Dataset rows

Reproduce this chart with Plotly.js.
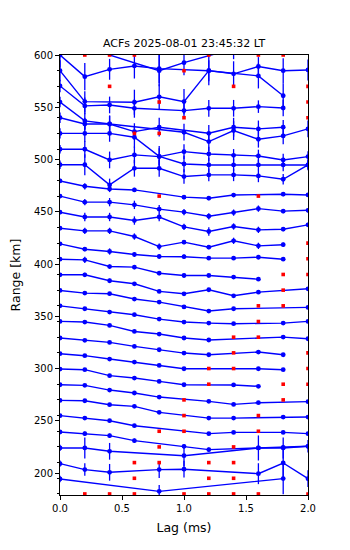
<!DOCTYPE html>
<html>
<head>
<meta charset="utf-8">
<script src="https://cdn.plot.ly/plotly-3.0.1.min.js"></script>
<style>html,body{margin:0;padding:0;background:#fff;}#chart{width:350px;height:550px;}</style>
</head>
<body>
<div id="chart"></div>
<script>
// Lags (ms)
const lags = [0, 0.2, 0.4, 0.6, 0.8, 1.0, 1.2, 1.4, 1.6, 1.8, 2.0];
// Range gates (km) — baseline of each ACF
const gateRanges = [180,195,210,225,240,255,270,285,300,315,330,345,360,375,390,405,420,435,450,465,480,495,510,525,540,555,570,585,600];
// ACF curves drawn in km (null = invalid lag, shown as red square at the gate range)
const acfValues = [
  [194.3, null, null, null, 182.5, null, null, null, null, 194.7, null],
  [209, 203.3, 200.7, null, 203.3, 203.7, null, null, 199.4, 209.6, 194.6],
  [224, 224, 220.8, null, null, 216.6, null, null, 224, 224, 225.6],
  [239.3, 237.7, 235.8, 231, null, 225.6, 222.4, null, 224, 224.6, 225.6],
  [254.9, 252.6, 250.1, 245.3, null, null, 237.7, 238.9, null, 238.9, 237.7],
  [269.5, 269.2, 265.4, 263.8, 258.1, null, 252.6, 252.6, null, 253.6, 253.6],
  [284.5, 283.9, 279.4, 276.6, 272.7, null, 268.6, 265.7, 267.3, null, 268.3],
  [299.5, 298.9, 293.2, 290.9, 287.7, 284.5, null, 284.3, 283, null, null],
  [314.2, 312.3, 309.1, 306.2, 303, 299.8, null, null, 299.8, 298.9, null],
  [329.2, 327, 325, 321.2, 318, 314.8, 313.2, null, 315.8, 313.2, null],
  [345.1, 344.5, 341.3, 335.5, 333, 329.2, 327.3, null, null, 330.1, 328.5],
  [360, 357.2, 354, 351.5, 347.3, 344.5, 343.5, 342.9, null, 343.5, 345.1],
  [374.7, 372.2, 371.6, 366.5, 363.6, 359, 355, 357.2, null, null, 358.5],
  [389.7, 389.7, 384, 381.1, 373.8, 371.5, 375.4, 369.6, 373.1, null, 376.3],
  [404.6, 404, 397.6, 397, 391.2, 389, 389, 387.5, 385.5, null, null],
  [419.3, 414.2, 412, 409.1, 407.2, 407, 405.6, 405.6, 406.5, 404.6, null],
  [434.3, 431.7, 431.7, 426.3, 416.7, 420.9, 416.1, 422.2, 417.4, 418.5, null],
  [449.6, 445, 445, 441.6, 445, 435.5, 431.1, 435.9, 432.7, 433.3, 437.5],
  [465, 459.2, 459.2, 456.6, 452.5, 449.7, 445.7, 449.2, 453, 450.6, 451.4],
  [479.5, 474.4, 471.8, 470.9, null, 464, 463, 466, null, 466.8, 466.1],
  [495, 495, 475.7, 491.6, 491.6, 483.7, 485.3, 485.3, 484.3, 481.1, 494.8],
  [509.8, 509.8, 499.6, 504.4, 502.8, 507.5, 505.3, 504, 503.4, 499.6, 502.8],
  [525, 525, 525, 521.3, 503, 495.7, 494.8, 494.8, 494.8, 494.8, 494.8],
  [540, 534, 534, null, null, 526.1, 517.2, 527.7, 519.4, 522.6, 529.3],
  [555, 537, 534, 526.7, 530.9, null, 525.1, 530.9, 529.3, 530.9, null],
  [570.4, 551.3, 552.2, 549, null, 546.8, 549, 549, 550.6, 549.3, null],
  [585, 555.4, null, 554.8, 560, 555.4, 585, null, 580, 561, null],
  [600, 579.3, 586.3, 589.5, 587, null, 585, 582, 589, 585, 585.7],
  [615, null, null, null, 585, 592.7, null, 606, null, null, 612]
];
// Error bar half-lengths (km)
const acfErrors = [
  [3, null, null, null, 6, null, null, null, null, 15, null],
  [3, 6, 8, null, 8, 8, null, null, 10, 15, 8],
  [3, 10, 8, null, null, 10, null, null, 12, 10, 6],
  [1.5, 2, 2, 2, null, 2, 2, null, 2, 2, 2],
  [1.5, 1.5, 1.5, 1.5, null, null, 1.5, 1.5, null, 1.5, 1.5],
  [1.2, 1.2, 1.2, 1.2, 1.2, null, 1.2, 1.2, null, 1.2, 1.2],
  [1.2, 1.2, 1.2, 1.2, 1.2, null, 1.2, 1.2, 1.2, null, 1.2],
  [1.2, 1.2, 1.2, 1.2, 1.2, 1.2, null, 1.2, 1.2, null, null],
  [1.2, 1.2, 1.2, 1.2, 1.2, 1.2, null, null, 1.2, 1.2, null],
  [1.2, 1.2, 1.2, 1.2, 1.2, 1.2, 1.2, null, 1.2, 1.2, null],
  [1.2, 1.2, 1.2, 1.2, 1.2, 1.2, 1.2, null, null, 1.2, 1.2],
  [1.2, 1.2, 1.2, 1.2, 1.2, 1.2, 1.2, 1.2, null, 1.2, 1.2],
  [1.5, 1.5, 1.5, 1.5, 1.5, 1.5, 1.5, 1.5, null, null, 1.5],
  [1, 2, 2, 1.5, 1.5, 1.5, 1.5, 1.5, 1.5, null, 1],
  [1.5, 3, 2, 2, 2, 2, 1.5, 1.5, 1.5, null, null],
  [1.5, 2, 3, 2, 2, 2, 1.5, 1.5, 1.5, 1.5, null],
  [2, 3, 3, 3, 3, 2, 2, 3, 3, 2, null],
  [2, 4, 4, 4, 4, 3, 4, 3, 3, 2, 2],
  [2, 3, 4, 4, 4, 3, 3, 3, 3, 2, 2],
  [2, 3, 3, 2, null, 2, 2, 2, null, 2, 1],
  [4, 10, 6, 8, 8, 7, 6, 6, 6, 5, 4],
  [4, 8, 8, 8, 8, 7, 7, 6, 6, 6, 5],
  [5, 8, 8, 10, 10, 8, 7, 6, 5, 6, 5],
  [5, 6, 8, null, null, 8, 9, 9, 8, 8, 8],
  [5, 8, 8, 8, 9, null, 8, 9, 8, 7, null],
  [6, 8, 8, 9, null, 8, 8, 8, 6, 8, null],
  [10, 10, null, 12, 12, 12, 14, null, 12, 12, null],
  [12, 13, 10, 12, 14, null, 10, 12, 9, 12, 10],
  [10, null, null, null, 15, 12, null, 10, null, null, 12]
];
const titleText = 'ACFs 2025-08-01 23:45:32 LT';
const yTicks = [200, 250, 300, 350, 400, 450, 500, 550, 600];
const xTicks = [0, 0.5, 1.0, 1.5, 2.0];

const traces = [];
const badX = [], badY = [];
gateRanges.forEach((r, i) => {
  const xs = [], ys = [], es = [];
  acfValues[i].forEach((v, j) => {
    if (v === null) { badX.push(lags[j]); badY.push(r); }
    else { xs.push(lags[j]); ys.push(v); es.push(acfErrors[i][j]); }
  });
  traces.push({
    type: 'scatter', mode: 'lines+markers', x: xs, y: ys,
    line: {color: '#0000ff', width: 1.4},
    marker: {color: '#0000ff', size: 4.8, symbol: 'circle'},
    error_y: {type: 'data', array: es, visible: true, color: '#0000ff', thickness: 1.3, width: 0},
    showlegend: false, hoverinfo: 'skip'
  });
});
traces.push({
  type: 'scatter', mode: 'markers', x: badX, y: badY,
  marker: {color: '#ff0000', size: 3.6, symbol: 'square', line: {width: 0}},
  showlegend: false, hoverinfo: 'skip'
});

const font = {family: 'DejaVu Sans, sans-serif', color: '#000'};
const layout = {
  width: 350, height: 550,
  margin: {l: 60, r: 42, t: 55, b: 55},
  paper_bgcolor: '#fff', plot_bgcolor: '#fff',
  font: Object.assign({size: 10}, font),
  title: {text: titleText, font: Object.assign({size: 11}, font), x: 0.526, xanchor: 'center', y: 1 - 43/550, yanchor: 'middle', yref: 'container'},
  xaxis: {
    range: [0, 2], tickvals: xTicks, ticktext: xTicks.map(v => v.toFixed(1)),
    ticks: 'outside', ticklen: 4, tickwidth: 1, tickcolor: '#000',
    showline: true, linecolor: '#000', linewidth: 1, mirror: true,
    showgrid: false, zeroline: false, tickfont: Object.assign({size: 10}, font),
    title: {text: 'Lag (ms)', font: Object.assign({size: 12.5}, font), standoff: 10}
  },
  yaxis: {
    range: [179, 600], tickvals: yTicks,
    ticks: 'outside', ticklen: 4, tickwidth: 1, tickcolor: '#000',
    minor: {tick0: 0, dtick: 15, ticks: 'outside', ticklen: 2.5, tickwidth: 1, tickcolor: '#000'},
    showline: true, linecolor: '#000', linewidth: 1, mirror: true,
    showgrid: false, zeroline: false, tickfont: Object.assign({size: 10}, font),
    title: {text: 'Range [km]', font: Object.assign({size: 12.5}, font), standoff: 10}
  }
};
Plotly.newPlot('chart', traces, layout, {staticPlot: true, displayModeBar: false});
</script>
</body>
</html>
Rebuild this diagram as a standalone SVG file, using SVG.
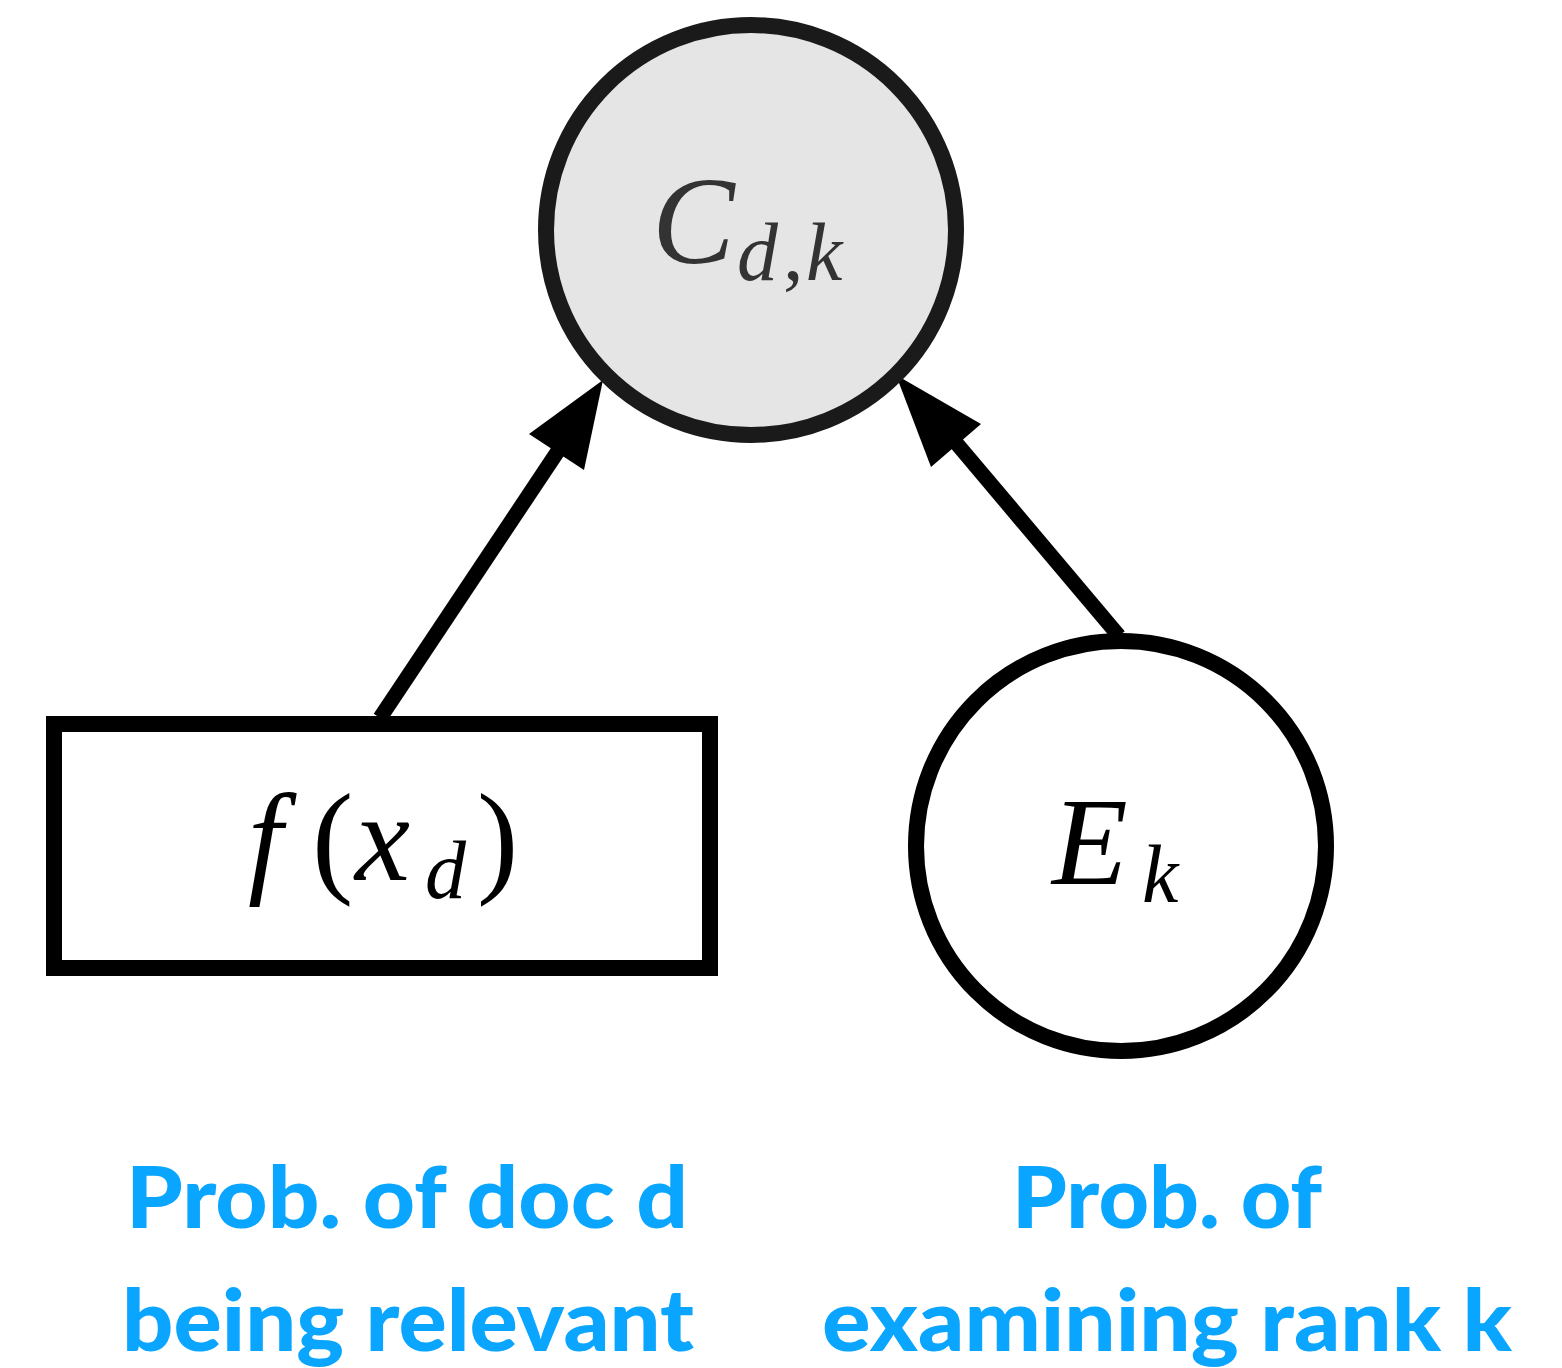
<svg xmlns="http://www.w3.org/2000/svg" width="1562" height="1368" viewBox="0 0 1562 1368">
<style>
.math{font-family:"Liberation Serif","DejaVu Serif",serif;font-style:italic}
.lbl{font-family:Lato,"Noto Sans",sans-serif;font-weight:900;font-size:86px;fill:#0aa5ff;text-anchor:middle}
.edge{stroke:#000;stroke-width:15;fill:none}
</style>
<rect width="1562" height="1368" fill="#fff"/>
<g id="connectors">
<line class="edge" x1="380" y1="718" x2="560" y2="448"/>
<polygon points="603,380 529,434 584,470" fill="#000"/>
<line class="edge" x1="1119" y1="636" x2="952" y2="438"/>
<polygon points="896,375 981,424 931,467" fill="#000"/>
</g>
<g id="node-C">
<circle cx="751" cy="230" r="205" fill="#e5e5e5" stroke="#1a1a1a" stroke-width="16"/>
<text class="math" fill="#333"><tspan x="652" y="263" font-size="124">C</tspan><tspan x="737" y="280" font-size="82">d</tspan><tspan x="783" y="280" font-size="82" font-style="normal">,</tspan><tspan x="806" y="280" font-size="82">k</tspan></text>
</g>
<g id="node-f">
<rect x="54" y="724" width="656" height="244" fill="#fff" stroke="#000" stroke-width="16"/>
<text class="math" fill="#000"><tspan x="248" y="880" font-size="124">f</tspan><tspan x="312" y="880" font-size="124" font-style="normal">(</tspan><tspan x="355" y="880" font-size="124">x</tspan><tspan x="425" y="898" font-size="82">d</tspan><tspan x="477" y="880" font-size="124" font-style="normal">)</tspan></text>
</g>
<g id="node-E">
<circle cx="1121" cy="846" r="205" fill="#fff" stroke="#000" stroke-width="16"/>
<text class="math" fill="#000"><tspan x="1052" y="884" font-size="124">E</tspan><tspan x="1142" y="902" font-size="82">k</tspan></text>
</g>
<g id="labels">
<text class="lbl" x="407" y="1228" textLength="562" lengthAdjust="spacingAndGlyphs">Prob. of doc d</text>
<text class="lbl" x="408" y="1351" textLength="572" lengthAdjust="spacingAndGlyphs">being relevant</text>
<text class="lbl" x="1167" y="1228" textLength="310" lengthAdjust="spacingAndGlyphs">Prob. of</text>
<text class="lbl" x="1167" y="1351" textLength="690" lengthAdjust="spacingAndGlyphs">examining rank k</text>
</g>
</svg>
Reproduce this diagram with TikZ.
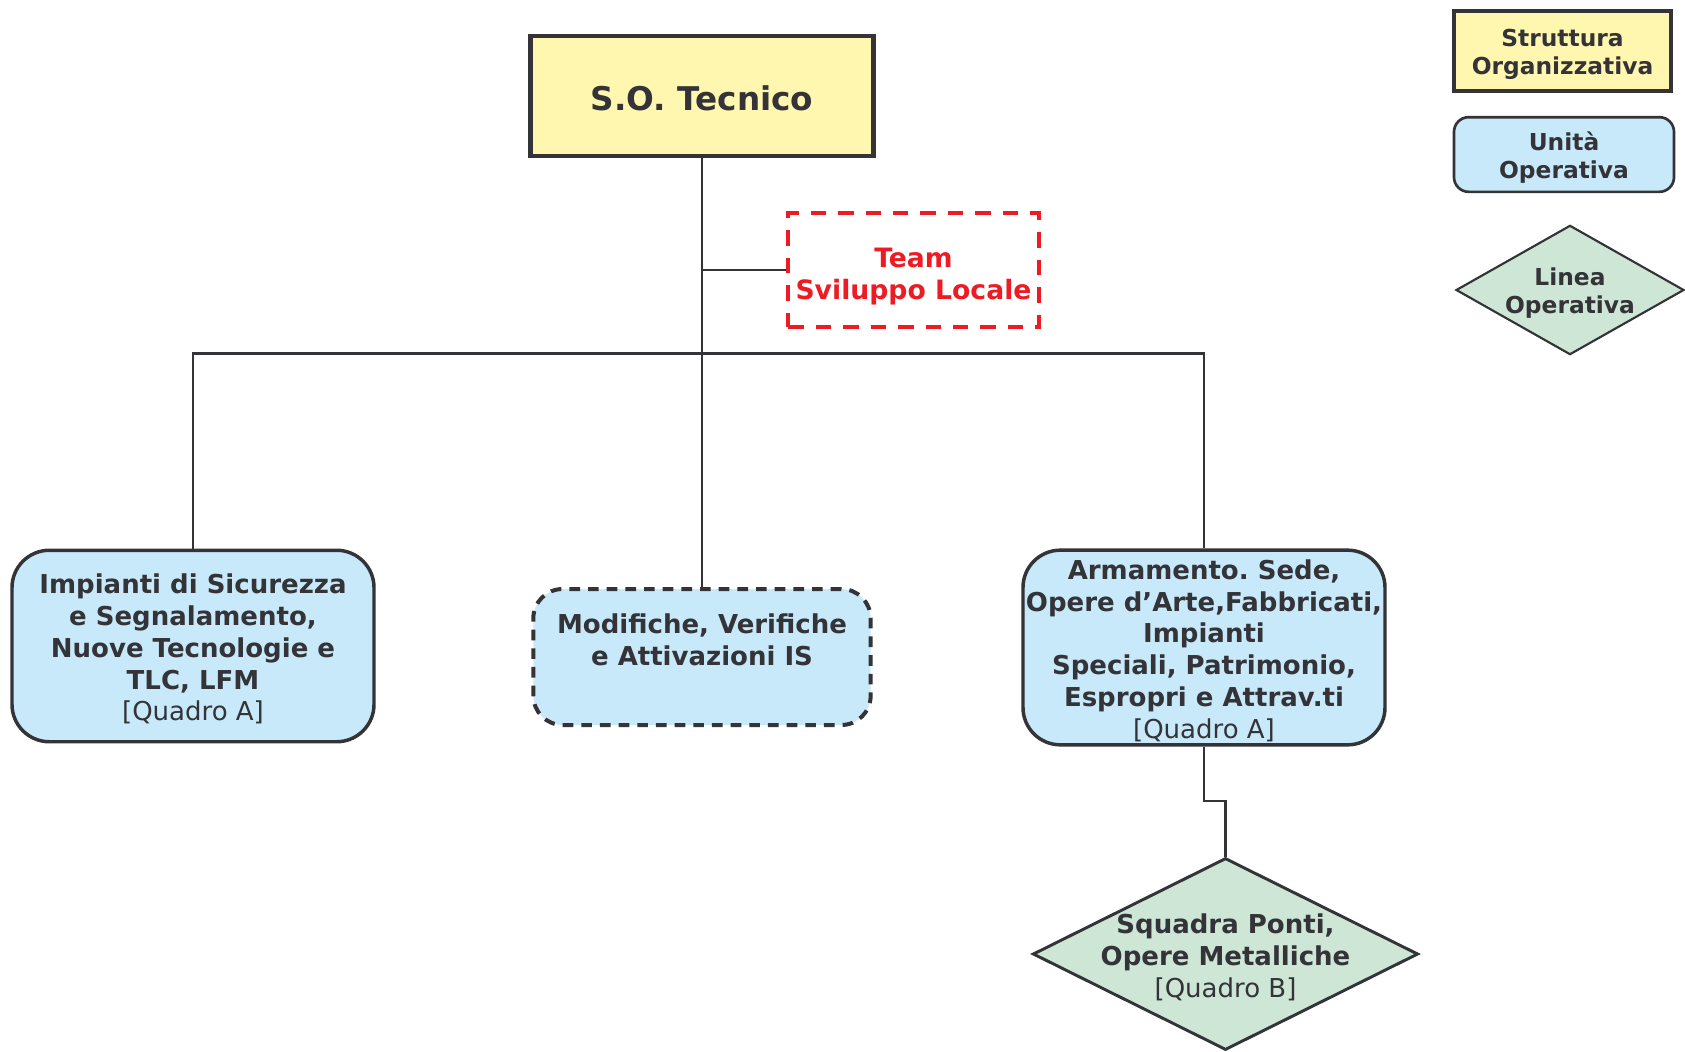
\documentclass[tikz,border=0pt]{standalone}
\usepackage{fontspec}
\setmainfont{DejaVu Sans}
\usepackage{tikz}
\usetikzlibrary{shapes.geometric}
\frenchspacing
\definecolor{inkgray}{RGB}{51,51,56}
\definecolor{strutfill}{RGB}{255,247,175}
\definecolor{unitfill}{RGB}{199,233,249}
\definecolor{lineafill}{RGB}{205,230,213}
\definecolor{teamred}{RGB}{237,28,36}
\newcommand{\quadro}[1]{{\mdseries[Quadro #1]}}
\newcommand{\drop}[1]{\rule{0pt}{#1}}
\tikzset{
    orgbox/.style={
        draw=inkgray, text=inkgray, align=center,
        inner sep=0pt,
        font=\bfseries\fontsize{19.5}{23.8}\selectfont
    },
    struttura/.style={orgbox, rectangle, fill=strutfill, line width=3.4pt},
    unita/.style={orgbox, rectangle, fill=unitfill, rounded corners=28pt, line width=2.6pt},
    linea/.style={orgbox, diamond, fill=lineafill, line width=2.2pt}
}

\begin{document}
\begin{tikzpicture}[
        x=0.75pt, y=-0.75pt,
        team/.style={
            orgbox, draw=teamred, text=teamred, line width=3.2pt,
            dash pattern=on 11.6pt off 9pt,
            font=\bfseries\fontsize{20}{24}\selectfont
        },
        legendtext/.style={font=\bfseries\fontsize{17.5}{21}\selectfont},
        lbl/.style={text=inkgray, align=center, inner sep=0pt,
            font=\bfseries\fontsize{19.5}{23.8}\selectfont},
        conn/.style={draw=inkgray, line width=1.6pt}
      ]
    \useasboundingbox (0,0) rectangle (1685,1051);

    \node[struttura, minimum width=257pt, minimum height=90pt,
          font=\bfseries\fontsize{24.5}{28}\selectfont] (SO) at (702,96) {\drop{22pt}S.O. Tecnico};
    \node[team, minimum width=188pt, minimum height=85pt] (TSL) at (913.5,270) {\drop{25pt}Team\\Sviluppo Locale};
    \node[unita, minimum width=271.5pt, minimum height=143.6pt] (ISS) at (193,646)
        {\drop{19.5pt}Impianti di Sicurezza\\e Segnalamento,\\Nuove Tecnologie e\\TLC, LFM\\\quadro{A}};
    \node[unita, minimum width=253pt, minimum height=102pt, rounded corners=22pt,
          line width=3pt, dash pattern=on 8pt off 6pt] (MVA) at (702,657)
        {\drop{19.5pt}Modifiche, Verifiche\\e Attivazioni IS\\\strut};
    \node[unita, minimum width=271.5pt, minimum height=146pt] (ARM) at (1204,647.5)
        {\drop{19.5pt}Armamento. Sede,\\Opere d’Arte,Fabbricati,\\Impianti\\Speciali, Patrimonio,\\Espropri e Attrav.ti\\\quadro{A}};
    \node[linea, minimum width=289pt, minimum height=144pt,
          label={[lbl]center:{\drop{19.5pt}Squadra Ponti,\\Opere Metalliche\\\quadro{B}}}] (SPO) at (1225.5,954) {};

    \node[struttura, legendtext, minimum width=163pt, minimum height=60pt, line width=3pt] (LS) at (1562.5,51) {\drop{18pt}Struttura\\Organizzativa};
    \node[unita, legendtext, minimum width=165pt, minimum height=56pt, rounded corners=11pt, line width=2pt] (LU) at (1564,154.5) {\drop{18pt}Unità\\Operativa};
    \node[linea, minimum width=171pt, minimum height=97pt, line width=1.6pt,
          label={[lbl, legendtext]center:{\drop{18pt}Linea\\Operativa}}] (LL) at (1570,290) {};

    \coordinate (BUS) at (702,353.5);
    \coordinate (JOG) at (1214,800.6);
    \draw[conn, line width=2pt] (SO.south) -- (MVA.north);
    \draw[conn] (SO.south |- TSL.west) -- (TSL.west);
    \draw[conn] (ISS.north) |- (BUS) -| (ARM.north);
    \draw[conn] (ARM.south) |- (JOG) -| (SPO.north);

\end{tikzpicture}
\end{document}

▸ **OBJECTIVE**
Scan the data above; copy every line where "with" appears.

▸ **COMPLETE ANSWER**
Reproduce this chart with Plotly.js.
Reproduce this diagram with TikZ.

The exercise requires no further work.